Oh, thank god Lers Ros was all that it was cracked up to be. I realize NYC isn’t necessarily the United States’ Thai hot bed (that would be LA, wouldn’t it?) but I still have developed standards and am always cautious when I hear raves in other cities lacking a strong Thai presence. I’m still stinging (sorry, I’m a grudge-holder) over my disappointing meal in Chicago and that was a year-and-a-half ago.

Lers ros facade

I didn’t fall for any of the exotica beyond boar, which isn’t that wild really (the wildest thing I encountered that night was someone pants halfway down, propped up on scaffolding, poised to take a dump onto the sidewalk—I didn’t really get what all the Tenderloin hubbub was about until that moment). Alligator just seems gimmicky unless you’re in New Orleans and even then you wonder if you’re just being a tourist for giving in. Frog, venison and rabbit will have to wait for another visit.

Lers ros wild boar

Said boar. I appreciated that they didn’t shy away from offering such a tough, cartilaginous cut of meat.

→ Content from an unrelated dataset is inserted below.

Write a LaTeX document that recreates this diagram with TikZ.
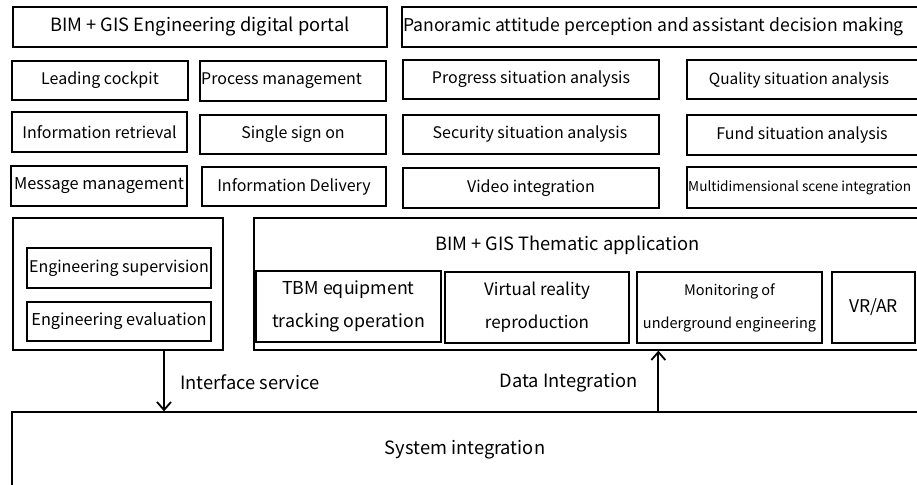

Serious masticating was necessary, though it was likeable in a similar way that pigs’ ears and beef tendons are. Hit with green peppercorns, chiles and sharp strips of krachai, this was a punchy dish.

Lers ros duck larb

I’ve never had duck larb, but it makes sense. The poultry is in small chunks rather than a mince, which is nice because you don’t lose the contrast between the flesh and the skin. The spice level wasn’t disappointing, either.

Lers ros pork belly

I can never resist crispy pork with basil and chiles—it’s one of my Sripraphai standards—and these generously cut chicharrón-esque cubes did the trick.